Obama’s interview, like his previous statements and those of Washington’s European allies, presented a world turned upside down, with Russia as the aggressor and the United States as a global upholder of peace, prosperity and democracy. He denounced Russia’s annexation of Crimea following a popular referendum in the region and inveighed against “sending in troops and, because you’re bigger and stronger, taking a piece of the country,” adding with unbounded hypocrisy, “That is not how international law and international norms are observed in the 21st century.”

The only “international norm” the American government recognises is its right to wage war against any country in the world and overthrow governments deemed at odds with US interests.

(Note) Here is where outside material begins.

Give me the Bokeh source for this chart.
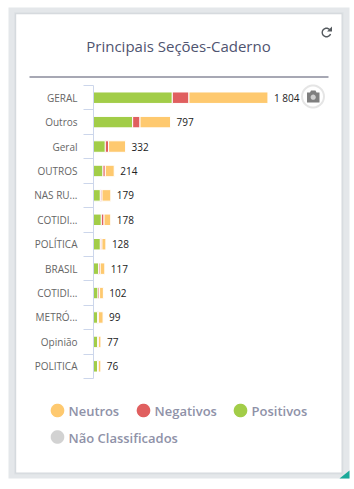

This has included the war against Serbia in 1999 to slice off the province of Kosovo and the killing of up to a million people in the war in Iraq, as well as the invasion of Afghanistan, the war for regime-change in Libya and the ongoing proxy war in Syria.

Obama preposterously claimed that “we have no interest in encircling Russia, and we have no interest in Ukraine—beyond letting the Ukrainian people make their own decisions about their own lives.” He denied that the US and NATO were seeking to militarily encircle Russia.

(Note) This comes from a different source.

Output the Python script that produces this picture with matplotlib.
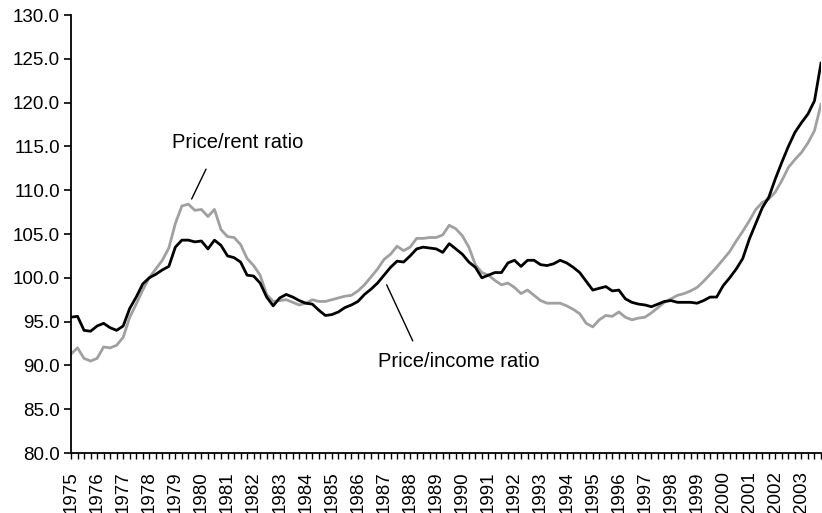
import matplotlib
matplotlib.use("Agg")
from matplotlib import pyplot as plt
import numpy as np

plt.rcParams["font.family"] = ["Liberation Sans", "DejaVu Sans"]

# quarterly data, 1975Q1 .. 2003Q4
years = list(range(1975, 2004))

price_income = [
    95.5, 95.6, 94.0, 93.9, 94.5, 94.8, 94.3, 94.0,
    94.5, 96.5, 97.8, 99.3, 100.0, 100.4, 100.9, 101.3,
    103.5, 104.3, 104.3, 104.1, 104.2, 103.3, 104.3, 103.7,
    102.5, 102.3, 101.8, 100.3, 100.2, 99.4, 97.8, 96.8,
    97.7, 98.1, 97.8, 97.4, 97.1, 97.0, 96.3, 95.7,
    95.8, 96.1, 96.6, 96.9, 97.3, 98.1, 98.7, 99.4,
    100.3, 101.2, 101.9, 101.8, 102.5, 103.3, 103.5, 103.4,
    103.3, 102.9, 103.9, 103.3, 102.7, 101.8, 101.2, 100.0,
    100.3, 100.6, 100.6, 101.7, 102.0, 101.3, 102.0, 102.0,
    101.5, 101.4, 101.6, 102.0, 101.7, 101.2, 100.6, 99.6,
    98.6, 98.8, 99.0, 98.5, 98.6, 97.6, 97.2, 97.0,
    96.9, 96.7, 97.0, 97.3, 97.4, 97.2, 97.2, 97.2,
    97.1, 97.4, 97.8, 97.8, 99.1, 100.0, 101.0, 102.2,
    104.4, 106.2, 108.0, 109.2, 111.3, 113.2, 115.0, 116.6,
    117.7, 118.7, 120.2, 124.5,
]

price_rent = [
    91.3, 92.0, 90.8, 90.5, 90.8, 92.1, 92.0, 92.3,
    93.2, 95.5, 97.0, 98.6, 100.0, 101.0, 102.0, 103.4,
    106.2, 108.2, 108.4, 107.7, 107.8, 107.0, 107.8, 105.5,
    104.7, 104.6, 103.8, 102.2, 101.4, 100.3, 98.1, 97.3,
    97.4, 97.5, 97.2, 96.9, 97.1, 97.5, 97.3, 97.3,
    97.5, 97.7, 97.9, 98.0, 98.5, 99.2, 100.1, 101.0,
    102.1, 102.7, 103.6, 103.1, 103.5, 104.5, 104.5, 104.6,
    104.6, 104.9, 106.0, 105.6, 104.8, 103.5, 101.5, 100.6,
    100.3, 99.7, 99.2, 99.4, 98.9, 98.2, 98.6, 98.0,
    97.4, 97.1, 97.1, 97.1, 96.8, 96.4, 95.9, 94.8,
    94.4, 95.2, 95.7, 95.6, 96.1, 95.5, 95.2, 95.4,
    95.5, 96.0, 96.6, 97.2, 97.6, 98.0, 98.2, 98.5,
    98.9, 99.6, 100.4, 101.2, 102.1, 103.0, 104.2, 105.3,
    106.5, 107.8, 108.6, 109.0, 109.8, 111.1, 112.6, 113.5,
    114.3, 115.4, 116.8, 119.8,
]

y_ticks = np.arange(80, 131, 5)

fig = plt.figure(figsize=(8.22, 5.13), dpi=100)
ax = fig.add_axes([71 / 822, 60 / 513, 750 / 822, 438 / 513])

q = np.arange(len(price_income))
ax.plot(q, price_rent, color="#a0a0a0", lw=2.0, solid_joinstyle="round")
ax.plot(q, price_income, color="black", lw=2.0, solid_joinstyle="round")

ax.set_xlim(0, len(q) - 1)
ax.set_ylim(80, 130)

# y axis
ax.set_yticks(y_ticks)
ax.set_yticklabels([f"{v:.1f}" for v in y_ticks], fontsize=13.5)
ax.tick_params(axis="y", direction="out", length=5, width=1.2, pad=3)

# x axis: tick every quarter, label on each year
ax.set_xticks(q)
labels = []
for i in q:
    if i % 4 == 0:
        labels.append(str(years[i // 4]))
    else:
        labels.append("")
ax.set_xticklabels(labels, rotation=90, fontsize=13.5, va="top", ha="center")
ax.tick_params(axis="x", direction="out", length=4, width=1.0, pad=9)

for side in ["top", "right"]:
    ax.spines[side].set_visible(False)
for side in ["left", "bottom"]:
    ax.spines[side].set_linewidth(1.3)

# annotations
ax.text(15.5, 115.4, "Price/rent ratio", fontsize=14.5, va="center", ha="left")
ax.annotate("", xy=(18.5, 109.0), xytext=(20.7, 112.4),
            arrowprops=dict(arrowstyle="-", color="black", lw=1.0,
                            shrinkA=0, shrinkB=0))

ax.text(47.0, 90.5, "Price/income ratio", fontsize=14.5, va="center", ha="left")
ax.annotate("", xy=(52.4, 92.8), xytext=(48.4, 99.2),
            arrowprops=dict(arrowstyle="-", color="black", lw=1.0,
                            shrinkA=0, shrinkB=0))

fig.savefig("out.png", dpi=100)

In fact, US foreign policy in Eastern Europe since the dissolution of the Soviet Union in 1991 has been precisely aimed at weakening and militarily encircling Russia by integrating the former Eastern Bloc countries and Soviet republics into US and European spheres of influence and organizations such as the European Union and NATO. This has included the so-called “colour revolutions” orchestrated by Washington in Ukraine and Georgia. This policy has now culminated in the utilization of fascist proxy forces such as Svoboda and the Right Sector to topple an elected Ukrainian government that had aligned itself with Russia.

Friday’s interview followed Obama’s no less cynical speech in Brussels on Wednesday, in which he rejected any reference to US war crimes in Iraq or the intervention in Serbia in 1999, while denying the collaboration of the US with Ukrainian fascists. Obama called for a further NATO and US military build-up in the former Eastern Bloc countries and the Baltic states directed against Russia, as well as harsher economic sanctions. He warned that the US would ratchet up economic sanctions against Russia not just in response to an attempt to go beyond the annexation of Crimea, but even if Russia did not go further and simply rejected US demands that it withdraw from Crimea and recognize the new regime in Kiev.

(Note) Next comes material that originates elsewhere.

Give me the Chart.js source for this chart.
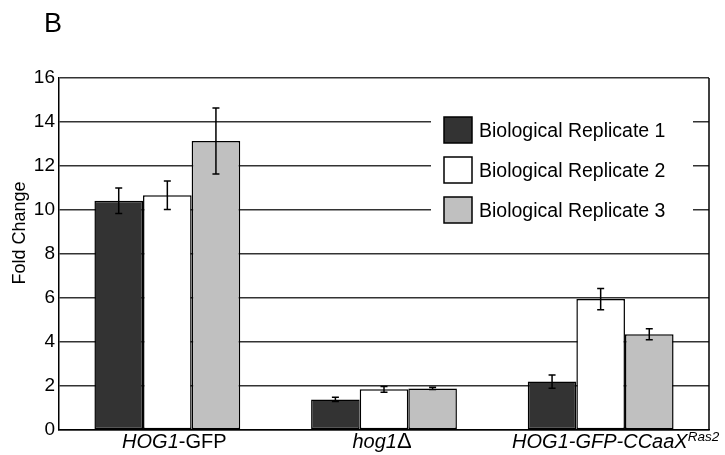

The US press has in recent days promoted the administration’s warnings of a possible Russian invasion of Ukraine, without any factual substantiation. The White House is coordinating its propaganda offensive with its client government in Kiev.

On Thursday, the former leader of the neo-Nazi Social-National Party of Ukraine and current head of the Ukrainian National Security Council, Andriy Parubiy, claimed Russia had amassed 100,000 troops on its Ukrainian border and was preparing to invade. Most Western media reports have put the number of Russian troops on the border at 30,000.

Britain’s Telegraph newspaper yesterday published an article, “Ukraine Crisis: The Border Hunt for Vladimir Putin’s Hidden Army,” that called into question the reports of a Russian troop build-up. Writing of the results of a 200-mile trip along the Russian-Ukraine border, the newspaper concluded: “The Russian invasion force—if it is here—is very well camouflaged. As the fog lifted, murky shapes were revealed as trees, houses and old Lada cars. No tanks emerged from the gloom, no suspicious flights of helicopters passed overhead, and no green painted trucks rumbled down the roads.”

The Russian government has denied the reports of a build-up. Foreign Ministry spokesman Alexander Lukashevich on Friday said a team of international observers had visited the area and found no evidence of invasion plans. The Russian government claims it is conducting military exercises and says it has no intention of invading Ukraine.

In any event, Russian troop movements are a defensive response to the illegal installation of a hostile government on its border and the provocative deployment of US and NATO forces to neighbouring states. This has included the sending of 300 personnel and 12 warplanes by the US to Poland.

In a statement issued Friday, Republican Senators John McCain and Lindsey Graham demanded that Obama go further by approving the sending of military aid to Ukraine, including “small arms, ammunition and defensive weapons, such as anti-armor and anti-aircraft systems.”

Representative Buck McKeon, the Republican chairman of the House Armed Services Committee, said the war in Ukraine “has already started.” He denounced Obama for his “continued inaction … in the face of Mr. Putin’s invasion.”

Economic measures are already being used to tighten the pressure on the Putin regime. Moody’s rating agency put the Russian government’s bond rating on review for downgrade on Friday, following the decision by the two other US rating firms, Standard & Poor’s and Fitch, to cut to negative their outlook on Russian credit.

At the same time, differences have emerged between the US and Germany and other European powers on proceeding at this time with further sanctions. German Chancellor Angela Merkel on Wednesday said she would not support economic sanctions. German-Russian trade totalled €76 billion in 2013. Also, following a meeting with Italian Prime Minister Matteo Renzi on Thursday, Obama repeated criticisms made in his Brussels speech of insufficient military spending by European NATO members.

The Obama administration is mobilizing its dependent allies in the Baltic states, such as Lithuania and Estonia, as well as Poland to pressure the European powers to go further. The Washington Post yesterday published a hysterical opinion piece by Estonian President Toomas Hendrik Ilves calling for a massive military build-up aimed at Russia.

Ilves declared that the annexation of Crimea marked a “paradigm shift … International treaties no longer hold, and the use of raw force is again legitimate.” He called for a benchmark increase in annual European military spending to 2 percent of gross domestic product. “For US and European Union leaders, a Churchillian moment has come,” he wrote. “We need to rise to the occasion with strength, clarity and speed.”

Despite the barrage of anti-Russian propaganda from the media and political establishment, the American people are broadly opposed to any US intervention. A recent CBS poll found that just 26 percent of people supported providing military equipment to Ukraine. Sixty one percent said they did not believe the US had a responsibility to intervene.

The Obama administration and the American ruling class, however, will not be deterred by popular sentiment from their aggressive strategy to weaken and ultimately dismember Russia, removing it as an obstacle to the aims of US imperialism in the Middle East, Central and East Asia and internationally—regardless of the potential of this policy to spark a new world war.